== THE REQUEST ==
Can you write out every line from the start of the records below through the line containing "(85,233) rectangle (95,243);", leaving out any pictures?

◇ ◇ ◇

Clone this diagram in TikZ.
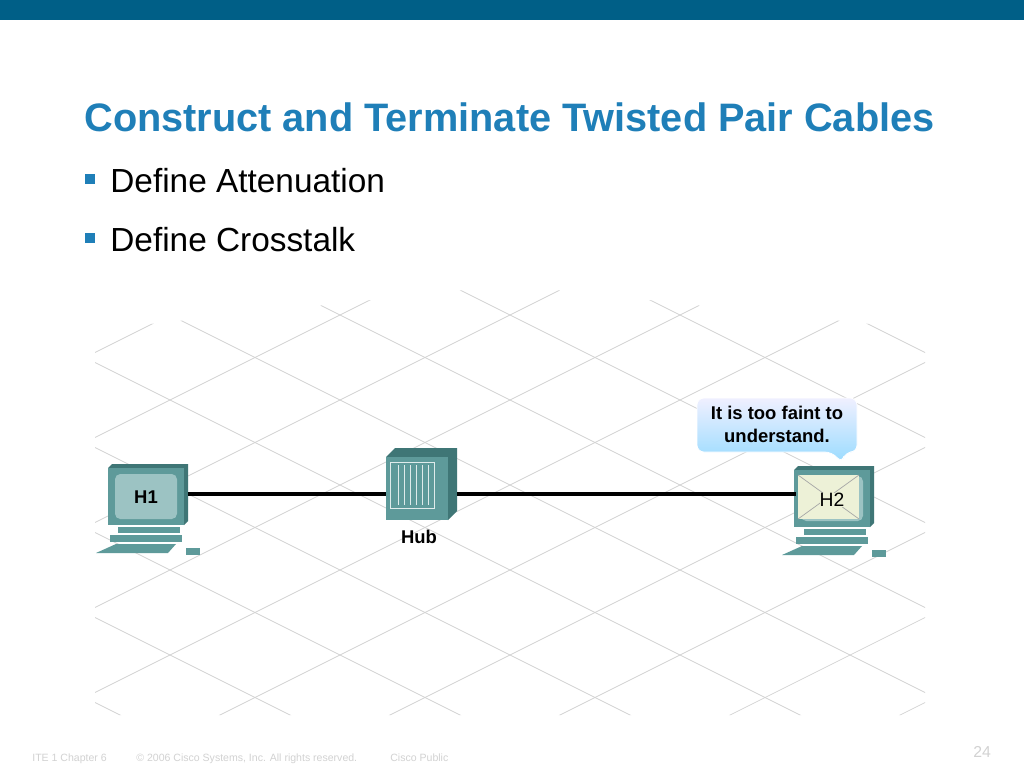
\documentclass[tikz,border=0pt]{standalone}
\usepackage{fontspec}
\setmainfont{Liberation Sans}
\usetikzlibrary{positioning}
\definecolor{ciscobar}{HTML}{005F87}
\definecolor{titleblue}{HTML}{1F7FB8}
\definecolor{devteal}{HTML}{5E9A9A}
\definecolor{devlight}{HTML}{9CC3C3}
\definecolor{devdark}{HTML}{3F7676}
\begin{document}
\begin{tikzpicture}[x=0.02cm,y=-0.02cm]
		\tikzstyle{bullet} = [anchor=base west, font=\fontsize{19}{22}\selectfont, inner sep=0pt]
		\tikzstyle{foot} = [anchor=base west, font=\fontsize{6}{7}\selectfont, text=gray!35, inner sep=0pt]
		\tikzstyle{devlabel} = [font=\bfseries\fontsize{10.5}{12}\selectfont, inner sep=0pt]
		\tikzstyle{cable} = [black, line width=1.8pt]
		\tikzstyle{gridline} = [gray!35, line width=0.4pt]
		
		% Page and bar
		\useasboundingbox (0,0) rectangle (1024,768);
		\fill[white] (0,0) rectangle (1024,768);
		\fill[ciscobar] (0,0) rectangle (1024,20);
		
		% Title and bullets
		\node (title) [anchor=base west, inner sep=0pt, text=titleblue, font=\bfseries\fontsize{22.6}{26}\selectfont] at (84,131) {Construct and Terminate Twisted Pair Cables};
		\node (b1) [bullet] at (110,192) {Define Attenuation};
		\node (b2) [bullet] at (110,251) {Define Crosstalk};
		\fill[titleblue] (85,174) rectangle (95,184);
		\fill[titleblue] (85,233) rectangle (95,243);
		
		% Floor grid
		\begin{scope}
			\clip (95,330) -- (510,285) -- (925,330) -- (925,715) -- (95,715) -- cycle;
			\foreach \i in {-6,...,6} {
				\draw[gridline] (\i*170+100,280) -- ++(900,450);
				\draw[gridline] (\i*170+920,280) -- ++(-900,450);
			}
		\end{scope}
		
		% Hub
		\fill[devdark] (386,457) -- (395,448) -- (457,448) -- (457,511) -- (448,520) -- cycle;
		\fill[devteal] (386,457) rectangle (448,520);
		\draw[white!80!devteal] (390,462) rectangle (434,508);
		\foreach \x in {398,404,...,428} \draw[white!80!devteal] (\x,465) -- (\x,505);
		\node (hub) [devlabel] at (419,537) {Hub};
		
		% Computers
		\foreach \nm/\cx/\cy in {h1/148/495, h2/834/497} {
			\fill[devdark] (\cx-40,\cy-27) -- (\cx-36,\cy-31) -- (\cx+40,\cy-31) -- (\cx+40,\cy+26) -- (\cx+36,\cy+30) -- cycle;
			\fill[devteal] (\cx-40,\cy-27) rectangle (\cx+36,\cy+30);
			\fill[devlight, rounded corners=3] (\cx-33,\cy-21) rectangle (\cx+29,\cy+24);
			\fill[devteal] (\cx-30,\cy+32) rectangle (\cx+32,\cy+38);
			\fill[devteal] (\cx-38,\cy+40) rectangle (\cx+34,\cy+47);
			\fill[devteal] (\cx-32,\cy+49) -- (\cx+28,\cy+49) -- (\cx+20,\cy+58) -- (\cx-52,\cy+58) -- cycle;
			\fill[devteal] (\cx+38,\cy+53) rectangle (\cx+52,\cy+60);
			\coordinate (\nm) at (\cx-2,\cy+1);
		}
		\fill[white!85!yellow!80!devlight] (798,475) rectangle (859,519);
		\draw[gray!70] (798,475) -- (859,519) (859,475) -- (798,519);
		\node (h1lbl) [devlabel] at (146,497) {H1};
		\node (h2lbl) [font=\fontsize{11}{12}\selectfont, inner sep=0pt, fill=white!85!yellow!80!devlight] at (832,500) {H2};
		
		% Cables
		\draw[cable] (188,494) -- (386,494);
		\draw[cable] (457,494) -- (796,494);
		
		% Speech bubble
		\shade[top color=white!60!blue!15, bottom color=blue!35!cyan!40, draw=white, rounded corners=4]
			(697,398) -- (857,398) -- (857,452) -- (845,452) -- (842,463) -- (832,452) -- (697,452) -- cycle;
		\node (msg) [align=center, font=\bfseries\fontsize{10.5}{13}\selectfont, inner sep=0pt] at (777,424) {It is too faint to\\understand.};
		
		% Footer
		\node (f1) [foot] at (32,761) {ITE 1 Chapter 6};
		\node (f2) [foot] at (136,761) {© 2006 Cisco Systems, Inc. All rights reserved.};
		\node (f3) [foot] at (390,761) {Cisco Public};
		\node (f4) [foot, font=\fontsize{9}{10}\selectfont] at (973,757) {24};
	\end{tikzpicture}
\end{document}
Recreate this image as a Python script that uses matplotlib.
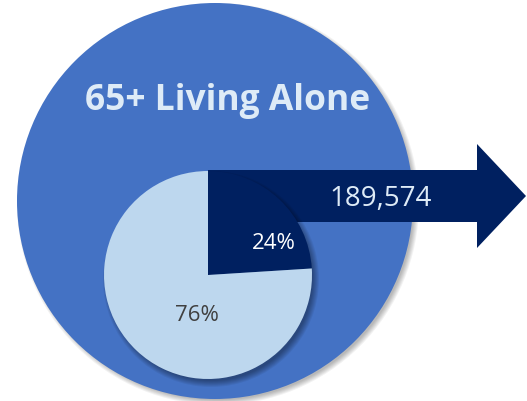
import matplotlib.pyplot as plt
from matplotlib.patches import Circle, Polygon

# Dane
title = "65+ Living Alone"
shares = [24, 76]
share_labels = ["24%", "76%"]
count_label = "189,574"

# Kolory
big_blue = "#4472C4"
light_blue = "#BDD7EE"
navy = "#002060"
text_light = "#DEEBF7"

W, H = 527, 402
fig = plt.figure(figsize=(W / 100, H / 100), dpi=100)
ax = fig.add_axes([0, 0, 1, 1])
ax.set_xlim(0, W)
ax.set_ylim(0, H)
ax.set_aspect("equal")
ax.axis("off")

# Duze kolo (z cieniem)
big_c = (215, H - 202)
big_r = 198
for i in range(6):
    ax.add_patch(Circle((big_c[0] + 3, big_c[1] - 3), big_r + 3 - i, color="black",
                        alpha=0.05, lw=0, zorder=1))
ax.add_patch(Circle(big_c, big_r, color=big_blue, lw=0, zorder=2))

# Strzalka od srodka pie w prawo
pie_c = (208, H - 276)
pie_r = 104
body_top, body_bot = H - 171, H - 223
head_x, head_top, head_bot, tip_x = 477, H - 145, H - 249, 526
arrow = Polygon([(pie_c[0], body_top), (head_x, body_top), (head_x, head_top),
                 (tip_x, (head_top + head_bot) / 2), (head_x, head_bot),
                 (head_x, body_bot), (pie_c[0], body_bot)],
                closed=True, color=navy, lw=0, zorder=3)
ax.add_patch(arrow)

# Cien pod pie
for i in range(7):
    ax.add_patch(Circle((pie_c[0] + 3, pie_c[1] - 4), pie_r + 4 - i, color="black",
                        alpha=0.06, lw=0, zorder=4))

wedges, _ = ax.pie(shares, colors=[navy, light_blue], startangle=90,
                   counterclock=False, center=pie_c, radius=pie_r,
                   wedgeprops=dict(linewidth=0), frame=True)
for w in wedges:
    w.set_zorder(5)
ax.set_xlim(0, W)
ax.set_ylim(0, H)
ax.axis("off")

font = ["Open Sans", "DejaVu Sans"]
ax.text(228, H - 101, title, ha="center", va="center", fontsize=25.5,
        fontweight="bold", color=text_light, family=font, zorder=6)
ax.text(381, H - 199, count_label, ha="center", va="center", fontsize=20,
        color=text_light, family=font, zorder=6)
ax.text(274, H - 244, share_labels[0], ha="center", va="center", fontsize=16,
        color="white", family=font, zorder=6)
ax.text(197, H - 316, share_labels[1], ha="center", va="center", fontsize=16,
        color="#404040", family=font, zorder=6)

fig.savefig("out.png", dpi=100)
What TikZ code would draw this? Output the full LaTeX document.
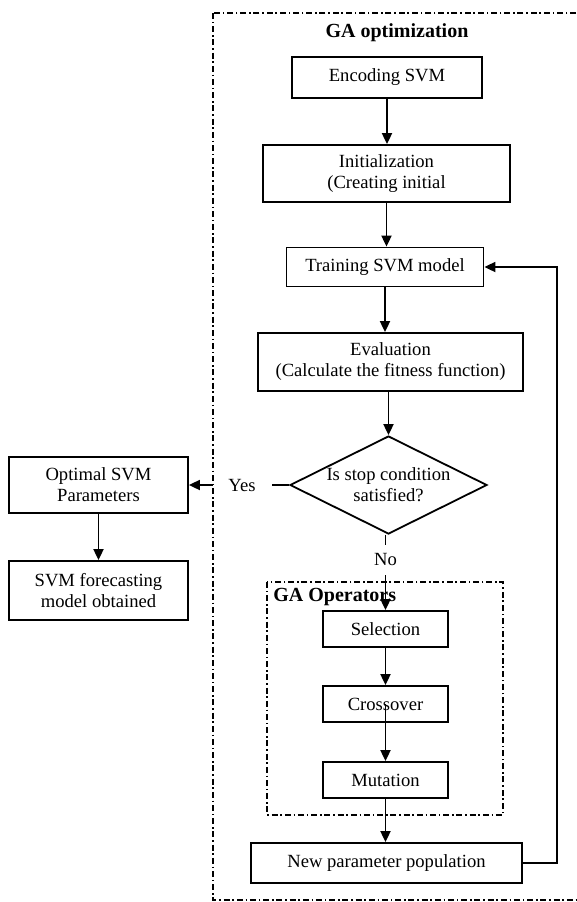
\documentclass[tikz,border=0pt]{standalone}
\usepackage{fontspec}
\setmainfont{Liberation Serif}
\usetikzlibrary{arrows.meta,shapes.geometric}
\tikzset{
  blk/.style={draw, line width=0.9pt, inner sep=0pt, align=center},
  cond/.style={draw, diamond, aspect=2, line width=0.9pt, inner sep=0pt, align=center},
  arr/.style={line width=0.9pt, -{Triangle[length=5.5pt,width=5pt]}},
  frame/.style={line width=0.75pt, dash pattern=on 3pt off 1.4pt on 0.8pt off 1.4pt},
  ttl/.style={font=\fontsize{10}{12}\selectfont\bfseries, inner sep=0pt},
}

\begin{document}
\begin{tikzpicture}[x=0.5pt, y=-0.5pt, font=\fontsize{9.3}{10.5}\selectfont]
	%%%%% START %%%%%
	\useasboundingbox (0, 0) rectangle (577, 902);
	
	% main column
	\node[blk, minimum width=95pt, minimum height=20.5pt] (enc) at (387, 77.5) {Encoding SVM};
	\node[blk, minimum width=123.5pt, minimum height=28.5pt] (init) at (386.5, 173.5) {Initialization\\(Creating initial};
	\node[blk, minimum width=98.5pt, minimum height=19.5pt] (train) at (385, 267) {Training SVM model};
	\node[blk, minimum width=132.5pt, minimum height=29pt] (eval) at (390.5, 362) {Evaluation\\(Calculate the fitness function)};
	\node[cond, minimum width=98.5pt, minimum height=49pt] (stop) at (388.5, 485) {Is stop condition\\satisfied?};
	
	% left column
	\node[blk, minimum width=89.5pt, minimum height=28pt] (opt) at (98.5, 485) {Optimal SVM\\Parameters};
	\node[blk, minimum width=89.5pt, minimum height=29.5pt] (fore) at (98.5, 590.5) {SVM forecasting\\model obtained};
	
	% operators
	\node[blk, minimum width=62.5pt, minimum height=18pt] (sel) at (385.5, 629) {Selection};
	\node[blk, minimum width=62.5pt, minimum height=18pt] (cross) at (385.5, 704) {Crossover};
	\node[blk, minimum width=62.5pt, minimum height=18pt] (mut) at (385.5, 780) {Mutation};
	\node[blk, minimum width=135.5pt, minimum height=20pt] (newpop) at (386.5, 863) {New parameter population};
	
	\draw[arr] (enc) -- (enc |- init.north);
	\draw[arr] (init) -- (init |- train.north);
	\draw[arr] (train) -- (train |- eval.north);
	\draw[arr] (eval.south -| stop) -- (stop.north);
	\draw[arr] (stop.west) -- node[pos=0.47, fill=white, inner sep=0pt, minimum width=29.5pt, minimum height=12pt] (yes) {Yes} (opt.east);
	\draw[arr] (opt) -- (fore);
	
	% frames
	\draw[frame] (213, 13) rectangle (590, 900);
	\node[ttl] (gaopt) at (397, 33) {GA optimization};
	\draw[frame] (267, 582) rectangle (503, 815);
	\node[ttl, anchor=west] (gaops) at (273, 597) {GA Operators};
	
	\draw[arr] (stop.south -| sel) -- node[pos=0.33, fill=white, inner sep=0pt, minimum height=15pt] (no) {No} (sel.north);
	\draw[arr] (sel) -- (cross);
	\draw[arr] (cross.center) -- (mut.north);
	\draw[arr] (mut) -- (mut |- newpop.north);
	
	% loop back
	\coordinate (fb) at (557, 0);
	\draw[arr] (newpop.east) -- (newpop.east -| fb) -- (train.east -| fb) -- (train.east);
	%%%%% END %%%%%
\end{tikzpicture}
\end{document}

◇ ◇ ◇

== SOLUTION FOR THIS PROBLEM ==
Clone this diagram in TikZ.
\documentclass[tikz,border=0pt]{standalone}
\usepackage{fontspec}
\setmainfont{Liberation Sans}
\usetikzlibrary{positioning}
\definecolor{ciscobar}{HTML}{005F87}
\definecolor{titleblue}{HTML}{1F7FB8}
\definecolor{devteal}{HTML}{5E9A9A}
\definecolor{devlight}{HTML}{9CC3C3}
\definecolor{devdark}{HTML}{3F7676}
\begin{document}
\begin{tikzpicture}[x=0.02cm,y=-0.02cm]
		\tikzstyle{bullet} = [anchor=base west, font=\fontsize{19}{22}\selectfont, inner sep=0pt]
		\tikzstyle{foot} = [anchor=base west, font=\fontsize{6}{7}\selectfont, text=gray!35, inner sep=0pt]
		\tikzstyle{devlabel} = [font=\bfseries\fontsize{10.5}{12}\selectfont, inner sep=0pt]
		\tikzstyle{cable} = [black, line width=1.8pt]
		\tikzstyle{gridline} = [gray!35, line width=0.4pt]
		
		% Page and bar
		\useasboundingbox (0,0) rectangle (1024,768);
		\fill[white] (0,0) rectangle (1024,768);
		\fill[ciscobar] (0,0) rectangle (1024,20);
		
		% Title and bullets
		\node (title) [anchor=base west, inner sep=0pt, text=titleblue, font=\bfseries\fontsize{22.6}{26}\selectfont] at (84,131) {Construct and Terminate Twisted Pair Cables};
		\node (b1) [bullet] at (110,192) {Define Attenuation};
		\node (b2) [bullet] at (110,251) {Define Crosstalk};
		\fill[titleblue] (85,174) rectangle (95,184);
		\fill[titleblue] (85,233) rectangle (95,243);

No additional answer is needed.